De tal palo, mejor astilla




Jornada increíble en el campo de unos amigos. Grandes, medianos y chicos en cantidades, disfrutando a pleno el solo hecho de estar en el medio de la nada sin hacer nada. O casi nada.

Uno de los pendejos se le animó a un eucalipto de treinta metros y decidió treparlo. Y trepó. Y trepó. Y siguió trepando. Hasta perderse entre las ramas que ya casi ni se lo veía.

Parecía gustarle quedarse en las alturas, o al menos eso pensábamos los que nos habíamos quedado al nivel del mar. Pero cuando se escuchó el primer alarido enseguida nos dimos cuenta de que tan a gusto el pendejo no estaba.
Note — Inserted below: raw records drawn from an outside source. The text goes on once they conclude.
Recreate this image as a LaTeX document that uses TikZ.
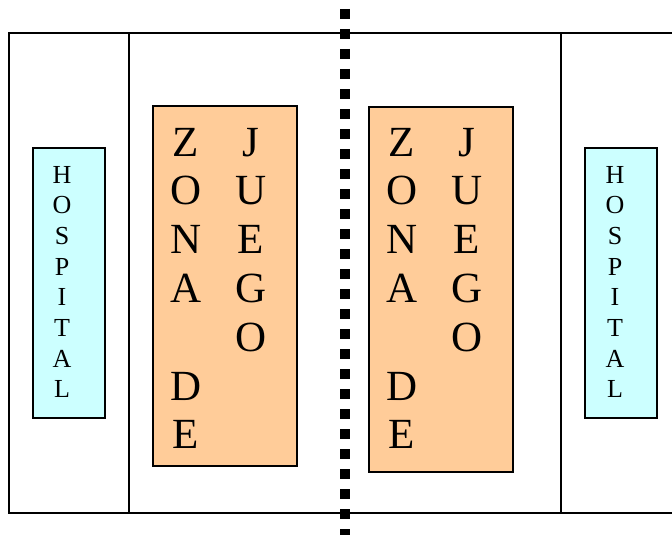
\documentclass[tikz,border=0pt]{standalone}
\usepackage{fontspec}
\setmainfont{Liberation Serif}
\usepackage{xcolor}
\definecolor{naranja}{HTML}{FFCC99}
\definecolor{celeste}{HTML}{CCFFFF}
\begin{document}
\begin{tikzpicture}[x=1pt,y=-1pt,
	linea/.style={line width=1.5pt},
	zona/.style={draw,line width=1.5pt,fill=naranja},
	hosp/.style={draw,line width=1.5pt,fill=celeste},
	letra/.style={anchor=base,inner sep=0pt,font=\fontsize{43}{43}\selectfont},
	letrita/.style={anchor=base,inner sep=0pt,font=\fontsize{26}{26}\selectfont}]
	\useasboundingbox (0,0) rectangle (672,535);
	% Campo
	\draw [linea] (672,33) -- (9,33) -- (9,513) -- (672,513);
	\foreach \x in {129,561}
	\draw [linea] (\x,33) -- (\x,513);
	% Hospitales
	\draw [hosp] (33,148) rectangle (105,418);
	\draw [hosp] (585,148) rectangle (657,418);
	\foreach \x/\s in {62/a,615/b}
	\foreach \l [count=\i from 0] in {H,O,S,P,I,T,A,L}
	\node [letrita] (hosp-\s-\i) at (\x,183+30.7*\i) {\l};
	% Zonas de juego
	\draw [zona] (153,106) rectangle (297,466);
	\draw [zona] (369,107) rectangle (513,472);
	\foreach \dx/\s in {0/a,216/b} {
		\foreach \l/\r in {Z/0,O/1,N/2,A/3,D/5,E/6}
		\node [letra] (zona-\s-\r) at (186+\dx,156+48.8*\r) {\l};
		\foreach \l/\r in {J/0,U/1,E/2,G/3,O/4}
		\node [letra] (juego-\s-\r) at (251+\dx,156+48.8*\r) {\l};
	}
	% Linea central
	\draw [line width=10pt,dash pattern=on 10pt off 10pt,dash phase=11pt] (345,0) -- (345,535);
\end{tikzpicture}
\end{document}
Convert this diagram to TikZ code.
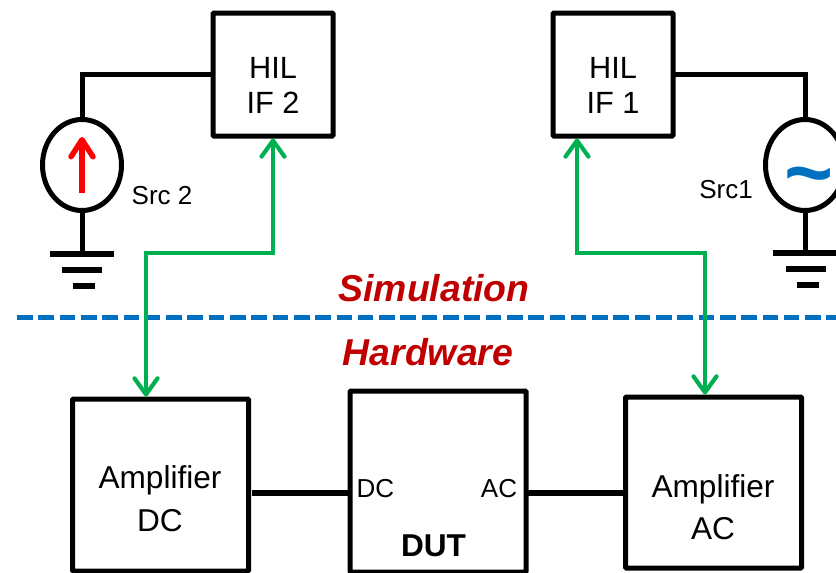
\documentclass[tikz,border=0pt]{standalone}
\usepackage{fontspec}
\setmainfont{Liberation Sans}
\usetikzlibrary{arrows.meta,shapes.geometric}
\definecolor{gline}{HTML}{00B050}
\definecolor{bline}{HTML}{0070C0}
\definecolor{dred}{HTML}{C00000}
\tikzset{
  blockbox/.style={draw=black,line width=5pt,rounded corners=0.8pt,inner sep=0pt,outer sep=0pt},
  srcshape/.style={draw=black,line width=5pt,ellipse,inner sep=0pt,outer sep=0pt,minimum width=79pt,minimum height=91pt},
  wire/.style={draw=black,line width=5pt},
  thickwire/.style={draw=black,line width=6pt},
  gndbar/.style={draw=black,line width=6pt},
  link/.style={draw=gline,line width=4.2pt,{Straight Barb[length=16pt,width=23pt,line width=4.2pt,round]}-{Straight Barb[length=16pt,width=23pt,line width=4.2pt,round]},shorten <=2.5pt},
  txt/.style={anchor=base,inner sep=0pt,outer sep=0pt,font=\fontsize{30.7}{30.7}\selectfont},
  small/.style={anchor=base,inner sep=0pt,outer sep=0pt,font=\fontsize{26}{26}\selectfont},
  banner/.style={anchor=base,inner sep=0pt,outer sep=0pt,text=dred,font=\fontsize{37.4}{37.4}\selectfont\bfseries\itshape},
}
\begin{document}
\begin{tikzpicture}[x=1pt,y=-1pt]
\clip (0,0) rectangle (836,573);
% blocks
\node[blockbox,minimum width=120pt,minimum height=123pt] (hil2) at (273,74.5) {};
\node[blockbox,minimum width=120pt,minimum height=123pt] (hil1) at (613,74.5) {};
\node[blockbox,minimum width=176pt,minimum height=172pt] (ampdc) at (160.5,485) {};
\node[blockbox,minimum width=176pt,minimum height=181pt] (dut) at (438,481.5) {};
\node[blockbox,minimum width=176pt,minimum height=171pt] (ampac) at (713.5,482.5) {};
% sources
\node[srcshape] (src2) at (82,165) {};
\node[srcshape] (src1) at (805,165) {};
% ground and routing points
\coordinate (gnd2a) at (82,254);
\coordinate (gnd1a) at (805,253);
\coordinate (g2) at (146,253);
\coordinate (g1l) at (577,253);
\coordinate (g1r) at (705,253);
\coordinate (busy) at (0,492.7);
% wires
\draw[wire] (hil2.west) -| (src2.north);
\draw[wire] (hil1.east) -| (src1.north);
\draw[wire] (src2.south) -- (gnd2a);
\draw[wire] (src1.south) -- (gnd1a);
\draw[gndbar] (50,254) -- (114,254);
\draw[gndbar] (62,270) -- (102,270);
\draw[gndbar] (73,286) -- (95,286);
\draw[gndbar] (773,253) -- (837,253);
\draw[gndbar] (786,269) -- (826,269);
\draw[gndbar] (797,285) -- (819,285);
\draw[thickwire,shorten <=3pt] (ampdc.east |- busy) -- (dut.west |- busy);
\draw[thickwire] (dut.east |- busy) -- (ampac.west |- busy);
% divider
\coordinate (divl) at (17,317);
\coordinate (divr) at (836,317);
\draw[bline,line width=5pt,dash pattern=on 15.6pt off 5.7pt] (divl) -- (divr);
% bidirectional links
\path[link,shorten >=2.5pt] (hil2.south) |- (g2) -- (g2 |- ampdc.north);
\path[link,shorten >=2.5pt] (hil1.south -| g1l) -- (g1l) -- (g1r) -- (g1r |- ampac.north);
% source symbols
\coordinate (arrowtail) at (82,193);
\coordinate (arrowhead) at (82,137);
\draw[red,line width=5.5pt,-{Straight Barb[length=17pt,width=22pt,line width=5.5pt,round]}] (arrowtail) -- (arrowhead);
\node[anchor=center,inner sep=0pt,outer sep=0pt,text=bline,font=\fontsize{84}{84}\selectfont\bfseries] (tilde) at (809,184) {\char`\~};
% text
\node[txt] (t1) at (273,78) {HIL};
\node[txt] (t2) at (273,113) {IF 2};
\node[txt] (t3) at (613,78) {HIL};
\node[txt] (t4) at (613,113) {IF 1};
\node[small] (t5) at (162,204) {Src 2};
\node[small] (t6) at (726,198) {Src1};
\node[banner] (t7) at (434,301) {Simulation};
\node[banner] (t8) at (428,365) {Hardware};
\node[txt,font=\fontsize{31.6}{31.6}\selectfont] (t9) at (160,488) {Amplifier};
\node[txt,font=\fontsize{31.6}{31.6}\selectfont] (t10) at (160,531) {DC};
\node[txt,font=\fontsize{31.6}{31.6}\selectfont] (t11) at (713,497) {Amplifier};
\node[txt,font=\fontsize{31.6}{31.6}\selectfont] (t12) at (713,539) {AC};
\node[small] (t13) at (375.5,497) {DC};
\node[small] (t14) at (499,497) {AC};
\node[txt,font=\fontsize{31.6}{31.6}\selectfont\bfseries] (t15) at (433.5,556) {DUT};
\end{tikzpicture}
\end{document}
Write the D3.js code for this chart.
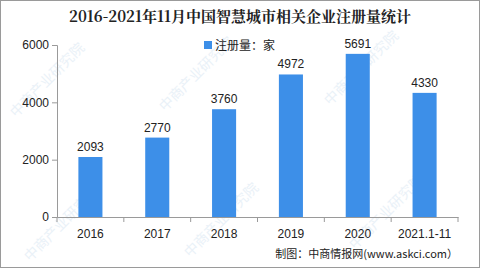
<!DOCTYPE html>
<html>
<head>
<meta charset="utf-8">
<script src="https://cdn.jsdelivr.net/npm/d3@7"></script>
<style>
  body { margin: 0; background: #fff; }
  svg { display: block; }
</style>
</head>
<body>
<svg id="chart" width="480" height="268"></svg>
<script>
// data
var years = ["2016", "2017", "2018", "2019", "2020", "2021.1-11"];
var registered = [2093, 2770, 3760, 4972, 5691, 4330];
var yTicks = [0, 2000, 4000, 6000];

var svg = d3.select("#chart");

// frame
svg.append("rect")
  .attr("x", 0.5).attr("y", 0.5)
  .attr("width", 479).attr("height", 267)
  .attr("fill", "#fff")
  .attr("stroke", "#9a9a9a");

// faint watermarks, kept inside the frame
var marks = [[16, 118], [165, 112], [330, 106], [30, 262], [190, 258], [355, 250]];
svg.selectAll("text.wm").data(marks).enter().append("text")
  .attr("class", "wm")
  .attr("transform", function(d) { return "translate(" + d[0] + "," + d[1] + ") rotate(-45)"; })
  .attr("font-family", "Noto Sans CJK SC")
  .attr("font-size", 14)
  .attr("fill", "#dce9f4")
  .attr("opacity", 0.6)
  .text("中商产业研究院");

var x = d3.scaleBand().domain(years).range([57, 458]).paddingInner(0.64).paddingOuter(0.32);
var y = d3.scaleLinear().domain([0, 6000]).range([217, 45]);

// title
svg.append("text")
  .attr("x", 240).attr("y", 22)
  .attr("text-anchor", "middle")
  .attr("font-family", "Noto Serif CJK SC, Noto Sans CJK SC")
  .attr("font-weight", "bold")
  .attr("font-size", 15)
  .attr("fill", "#222")
  .text("2016-2021年11月中国智慧城市相关企业注册量统计");

// axes
var yAxis = svg.append("g")
  .attr("transform", "translate(57,0)")
  .call(d3.axisLeft(y).tickValues(yTicks).tickSize(5).tickPadding(3).tickFormat(d3.format("d")));

var xAxis = svg.append("g")
  .attr("transform", "translate(0,217)")
  .call(d3.axisBottom(x).tickSize(0).tickPadding(12));

[yAxis, xAxis].forEach(function(g) {
  g.select(".domain").attr("stroke", "#9a9a9a");
  g.selectAll(".tick line").attr("stroke", "#9a9a9a");
  g.selectAll("text")
    .attr("font-family", "Liberation Sans, Arial")
    .attr("font-size", 12)
    .attr("fill", "#222");
});

// x tick marks between categories
var edges = [57].concat(years.map(function(d) { return x(d) - x.step() * x.paddingInner() / 2 + x.step(); }));
svg.selectAll("line.xt").data(edges).enter().append("line")
  .attr("class", "xt")
  .attr("x1", function(d) { return d; }).attr("x2", function(d) { return d; })
  .attr("y1", 217).attr("y2", 222)
  .attr("stroke", "#9a9a9a");

// bars
svg.selectAll("rect.bar").data(registered).enter().append("rect")
  .attr("class", "bar")
  .attr("x", function(d, i) { return x(years[i]); })
  .attr("y", function(d) { return y(d); })
  .attr("width", x.bandwidth())
  .attr("height", function(d) { return 217 - y(d); })
  .attr("fill", "#3d8fe8");

// value labels
svg.selectAll("text.val").data(registered).enter().append("text")
  .attr("class", "val")
  .attr("x", function(d, i) { return x(years[i]) + x.bandwidth() / 2; })
  .attr("y", function(d) { return y(d) - 6; })
  .attr("text-anchor", "middle")
  .attr("font-family", "Liberation Sans, Arial")
  .attr("font-size", 12)
  .attr("fill", "#222")
  .text(function(d) { return d; });

// legend
svg.append("rect")
  .attr("x", 204).attr("y", 41)
  .attr("width", 8).attr("height", 8)
  .attr("fill", "#3d8fe8");
svg.append("text")
  .attr("x", 215).attr("y", 50)
  .attr("font-family", "Noto Sans CJK SC")
  .attr("font-size", 12)
  .attr("fill", "#222")
  .text("注册量：家");

// source
svg.append("text")
  .attr("x", 458).attr("y", 258)
  .attr("text-anchor", "end")
  .attr("font-family", "Noto Sans CJK SC")
  .attr("font-size", 11)
  .attr("fill", "#222")
  .text("制图：中商情报网(www.askci.com）");
</script>
</body>
</html>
La reacción primaria fue hacerme bien el boludo porque me imaginaba por dónde venía el asunto. Pero enseguida vino el segundo alarido y la patrona que me puso cara de “esto es cosa de hombres, ocupáte”.
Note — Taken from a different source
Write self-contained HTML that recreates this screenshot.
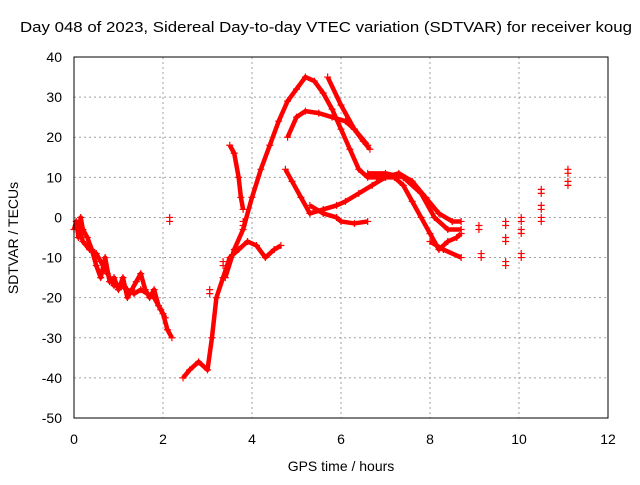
<!DOCTYPE html>
<html><head><meta charset="utf-8"><style>
body{margin:0;background:#fff}
svg text{font-family:"Liberation Sans",sans-serif;font-size:14px;fill:#000}
</style></head><body>
<svg id="chart" width="640" height="480">
<rect width="640" height="480" fill="#fff"/>
<text x="20" y="32" textLength="612" lengthAdjust="spacingAndGlyphs" style="font-size:15px">Day 048 of 2023, Sidereal Day-to-day VTEC variation (SDTVAR) for receiver koug</text>
<text x="341" y="471" text-anchor="middle">GPS time / hours</text>
<text transform="translate(18,238) rotate(-90)" text-anchor="middle">SDTVAR / TECUs</text>
<g id="grid"></g><g id="ticks"></g><g id="marks"></g>
<rect x="74" y="57" width="534" height="361" fill="none" stroke="#000"/>
</svg>
<script>
const xTicks=[0,2,4,6,8,10,12];
const yTicks=[40,30,20,10,0,-10,-20,-30,-40,-50];
const trackA=[[0,-3],[0.05,-1],[0.1,-5],[0.15,0],[0.2,-3],[0.3,-5],[0.4,-8],[0.5,-12],[0.6,-15],[0.7,-10],[0.8,-16],[0.9,-15],[1.0,-18],[1.1,-15],[1.2,-20],[1.3,-18],[1.4,-16],[1.5,-14],[1.6,-18],[1.7,-20],[1.8,-18],[1.9,-22],[2.0,-24],[2.1,-28],[2.2,-30]];
const trackA2=[[0.1,-2],[0.2,-6],[0.35,-8],[0.5,-9],[0.6,-11],[0.75,-14],[0.9,-17],[1.05,-17],[1.2,-18],[1.35,-19],[1.5,-18],[1.65,-19],[1.8,-20],[1.95,-23],[2.05,-25]];
const trackB=[[2.45,-40],[2.6,-38],[2.8,-36],[3.0,-38],[3.1,-30],[3.2,-20],[3.35,-15],[3.5,-10],[3.7,-8],[3.9,-6],[4.1,-7],[4.3,-10],[4.5,-8],[4.65,-7]];
const trackC=[[3.4,-15],[3.6,-8],[3.8,-3],[4.0,5],[4.2,12],[4.4,18],[4.6,24],[4.8,29],[5.0,32],[5.2,35],[5.4,34],[5.6,31],[5.8,27],[6.0,22],[6.2,17],[6.4,12],[6.6,10],[6.8,10],[7.0,10],[7.2,10],[7.4,8],[7.6,4],[7.8,0],[8.0,-4],[8.2,-8],[8.4,-6],[8.6,-5],[8.7,-4]];
const trackD=[[4.8,20],[5.0,25],[5.2,26.5],[5.5,26],[5.8,25],[6.1,24],[6.3,22],[6.5,19],[6.65,17]];
const trackE=[[3.5,18],[3.6,16],[3.7,10],[3.75,5],[3.8,2]];
const trackF=[[4.75,12],[4.9,9],[5.1,5],[5.3,1],[5.6,2],[5.9,3],[6.1,4],[6.4,6],[6.7,8],[7.0,10],[7.3,11],[7.6,9],[7.9,5],[8.2,1],[8.5,-1],[8.7,-1]];
const trackG=[[5.3,3],[5.6,1],[5.9,0],[6.0,-1],[6.3,-1.5],[6.6,-1]];
const trackH=[[5.7,35],[6.0,28],[6.3,22],[6.6,18]];
const trackI=[[6.6,11],[7.0,11],[7.4,10],[7.8,6],[8.1,0],[8.4,-3],[8.7,-3]];
const trackJ=[[8.0,-6],[8.3,-8],[8.7,-10]];
const isolated=[[2.15,-1],[3.05,-19],[3.35,-12],[3.8,-2],[9.1,-3],[9.15,-10],[9.7,-2],[9.7,-6],[9.7,-12],[10.05,-1],[10.05,-4],[10.05,-10],[10.5,6],[10.5,2],[10.5,-1],[11.1,11],[11.1,8]];
const tracks=[trackA,trackA2,trackB,trackC,trackD,trackE,trackF,trackG,trackH,trackI,trackJ];
const X=v=>74+v*534/12, Y=v=>57+(40-v)*361/90;
const NS='http://www.w3.org/2000/svg';
const grid=document.getElementById('grid'),ticks=document.getElementById('ticks'),marks=document.getElementById('marks');
function mk(tag,attrs,parent){const e=document.createElementNS(NS,tag);for(const k in attrs)e.setAttribute(k,attrs[k]);parent.appendChild(e);return e;}
xTicks.forEach(t=>{
 const g=mk('line',{x1:X(t),x2:X(t),y1:57,y2:418,stroke:'#a0a0a0','stroke-dasharray':'2,3'},grid);
 
 
 const l=mk('text',{x:X(t),y:444,'text-anchor':'middle'},ticks);l.textContent=t;
 
 
});
yTicks.forEach(t=>{
 const g=mk('line',{x1:74,x2:608,y1:Y(t),y2:Y(t),stroke:'#a0a0a0','stroke-dasharray':'2,3'},grid);
 
 
 const l=mk('text',{x:62,y:Y(t)+5,'text-anchor':'end'},ticks);l.textContent=t;
 
 
});
function plus(x,y){
 const p=mk('path',{d:`M${X(x)-3.5},${Y(y)}h7M${X(x)},${Y(y)-3.5}v7`,stroke:'#f00','stroke-width':1.2},marks);
 
 
}
tracks.forEach(tr=>{
 const pl=mk('polyline',{points:tr.map(p=>X(p[0])+','+Y(p[1])).join(' '),fill:'none',stroke:'#f00','stroke-width':4.5,'stroke-linejoin':'round'},marks);
 
 
 tr.forEach(p=>plus(p[0],p[1]));
});
isolated.forEach(p=>{plus(p[0],p[1]);plus(p[0],p[1]+1);});
</script>
</body></html>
Me acerqué a paso cansino y arrancó un diálogo que, por la distancia que nos separaba, fue algo subidito de tono:

- ¿Qué pasa?

- No me puedo bajar.

- ¿Y quién te mandó a subir tan alto?

- Nadie. Me subí porque quise.

- Era una pregunta retórica.

- ¿Una qué?

- Nada. Bancá ahí que me subo.

El primer gran desafío que tuve que enfrentar fue la primera rama. La primera, ¿podés creerlo? Una puta rama que arrancaba a casi metro y medio del suelo, por lo cual debía proveerme de alguna ayuda externa que me sirviera de plataforma intermedia. Hace veinticinco años, época que te saltaba un metro ochenta bajo la atenta mirada del Beto Alzamora, hubiera alcanzado la rama pegando un saltito sin siquiera tomar carrera. Este año, claramente no.

Miré para los cuatro costados pero a simple vista no había nada que me pudiera servir. Y para colmo, el grupete de personas en ese momento decidió que en lugar de charlar, caminar o tomar sol, sería más divertido ver cómo me las arreglaba para enfrentar tan tremenda cruzada y se dedicaron a observarme.

Mientras la transpiración empezaba a hacer estragos, me acerqué al grupete y agarré mi silla, siempre mirando al suelo para evitar cualquier contacto visual que me distrajera de mi empresa.

Aunque puse la silla bien pegada al tronco del eucalipto, todavía quedaba un trechito largo entre el punto de apoyo y la primera rama. Imposible para mi orgullo pensar en ese momento en otra alternativa, así que cerré los ojos, apreté los dientes y revoleé la gamba de manera aparatosa. Todo lo que conseguí fue pasar la pierna derecha por arriba de la rama, pero no de manera completa, de modo que la otra gamba me quedó colgando mientras hacía una fuerza increíble para que no se me soltaran las manos. Volver de un papelón semejante se me habría hecho muy cuesta arriba.

Con un esfuerzo sobrehumano logré subir la gamba que había quedado suspendida y gracias a todos los santos del cielo pude afirmarme sobre esa primera rama. Esa, puta, primera, rama.

Lo que me quedaba por delante no era un desafío menor. Necesitaba idear un plan para transitar esos veinte metros que me separaban del borrego, porque no es lo mismo pesar lo que pesa un pendejo de siete que pesar lo que pesa un pendejo de cuarenta. El objetivo era claro: nada de depositar todo el peso sobre un mismo punto. Había que dosificar para evitar que cualquier fractura de rama, que no fueron pocas en ese duro trajín, terminara en un descalabro fenomenal. Paso a paso dijo Mostaza, y así fue.

En la media hora siguiente logré subir unos cinco metros. A esa velocidad de cero coma cero diez kilómetros por hora, el pendejo iba a pasar su cumpleaños y navidad arriba del árbol. Así que no me quedó otra que apurar el paso y tomar algunos riesgos de más. Y así fue que logré subir otros cinco metros en un tiempo mucho menor. Feliz y satisfecho.

Fue en ese momento que lo sentí pasar como una exhalación. Yo nunca había levantado la mirada porque iba muy concentrado en ver bien dónde apoyaba cada pie. Por eso no me percaté de que el pendejo al final se cansó de esperar que su padre superhéroe llegara a salvarlo y decidió bajar por las suyas.

Apenas me pasó por al lado, con una destreza que casi me deprimió por completo, le pegué un grito por insolente. El tipito me miró con cara de nada y desembuchó sin hacerse problema:

- Al final pude bajar, pa, no te preocupes.

No, claro, qué me voy a preocupar. El pendejo se deslizó por las ramas y en menos de diez segundos  ya estaba en tierra firme, mientras yo lo miraba desde lo alto abrazado al tronco como un koala.

El que casi pasa cumpleaños y navidad arriba del árbol fui yo, la puta madre.